Le monde du renseignement alimente les militaires et les politiques en informations, mais celles-ci sont interprétées selon les besoins des récipiendaires et seront plus utilisées pour nous persuader que pour nous informer. Si on ajoute à cela la tendance des hommes politiques a créer de faux documents de renseignements pour leur propagande, on constate que le public est en plein brouillard.
Il est donc temps qu’une organisation indépendante puisse collecter les informations issues du renseignement pour les transmettre au public afin que les citoyens puissent être vraiment informés et réagir aux menaces.

« Tous les hommes sont créés égaux »

All men are created equal
Washington Times (États-Unis)

[AUTEUR] Bernardo Alvarez Herrera est l’ambassadeur du Venezuela aux États-Unis.

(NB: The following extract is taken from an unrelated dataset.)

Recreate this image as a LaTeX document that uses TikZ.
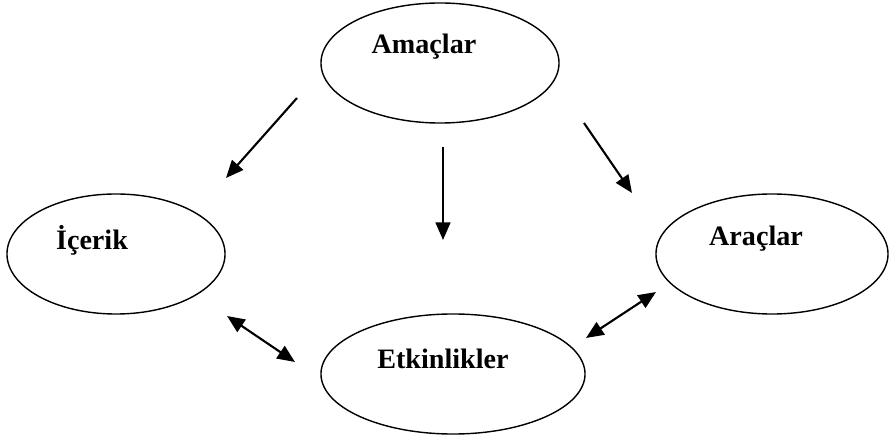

[RESUME] La constitution des États-Unis, en garantissant à tous les citoyens les mêmes droits a influencé positivement de nombreux pays dans le monde, parmi lesquels on trouve le Venezuela. Ses citoyens ont ratifié une constitution dynamique et respectueuses des droits individuels il y a trente-trois mois. Pourtant, bien qu’il soit l’inspirateur de cette constitution, le Washington Times ne cesse de s’en prendre au président Hugo Chavez, accusé de ne pas respecter la constitution et les principes démocratiques. Les États-Unis, qui dépensent des milliards pour instaurer des démocraties dans le monde, devraient pourtant se féliciter de voir au pouvoir un homme élu dans la transparence par deux fois.
Le président Chavez a respecté la démocratie bien qu’un petit groupe ait organisé la paralysie économique du pays. Que se passerait-il en Amérique si un groupe opposé au président Bush détournait un tiers des revenus du pays et contrôlait tous les médias ? Vous souvenez vous des politiques de Truman et Reagan contre les grévistes ? Un pays doit défendre les intérêts de la majorité de sa population et c’est pour cela que nous avons pris des mesures qui ont permis de revenir à 65 % de la production pétrolière normale du pays.
La liberté de la presse est au centre de la démocratie états-unienne et la presse ici a bonne réputation. C’est pourquoi il est surprenant de lire dans le Washington Times qu’il existe un groupe paramilitaire de deux millions d’hommes au Venezuela (ce qui serait la première armée de l’hémisphère) ou que M. Chavez aide les trafiquants de drogues colombiens alors qu’il est engagé dans la lutte contre ces trafiquants avec le gouvernement de Bogota. La presse aux États-Unis doit revenir à une présentation plus raisonnable de la réalité.